How Manchester Made Shakespeare Modern – Rosa Grindon, the Suffragist Shakespearean Scholar
With Dr. Monika Smialkowska and Dr. Ian Nickson.
Never previously recounted, Dr. Monika Smialkowska and Dr. Ian Nickson chart Rosa Grindon’s journey from modest beginnings in a Derbyshire village to becoming a leading figure in literary and theatrical circles in Manchester, a ground-breaking Shakespearean scholar and, as a Suffragist, an outspoken champion of women’s rights. For example, her response to women being forbidden membership of many of the city’s societies, was to resurrect Lydia Becker’s Manchester Ladies Literary Society to which she invited the leading Shakespearean actors Henry Irving and Ellen Terry to speak.

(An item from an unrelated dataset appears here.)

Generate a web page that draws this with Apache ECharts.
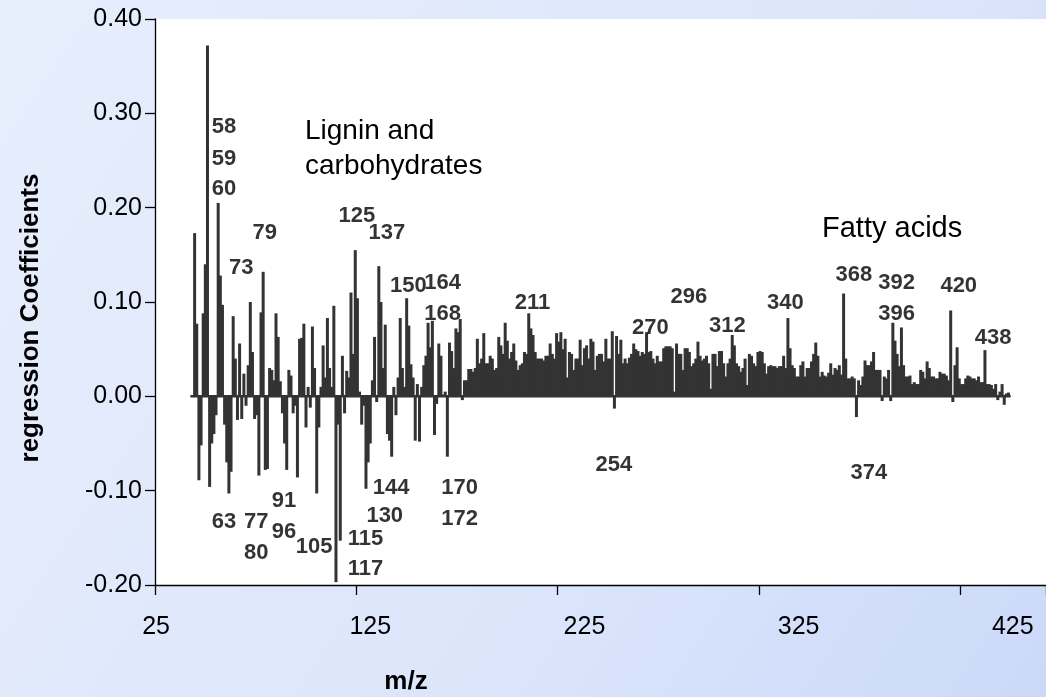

Grindon was a bold and innovative scholar who challenged the largely male-dominated interpretations of female figures in Shakespeare’s plays and pioneered theatrical outreach by delivering lectures in association with Richard Flanagan’s Shakespearean revivals at the Prince’s Theatre. Such was her standing that she was the first woman to be invited to speak at the Shakespeare Festival in Stratford-in-Avon.
After the First World War, she led the preparations for Manchester’s Shakespeare Tercentenary Celebrations in 1916 and funded the Shakespeare Window in the Central Library via a bequest in her Will.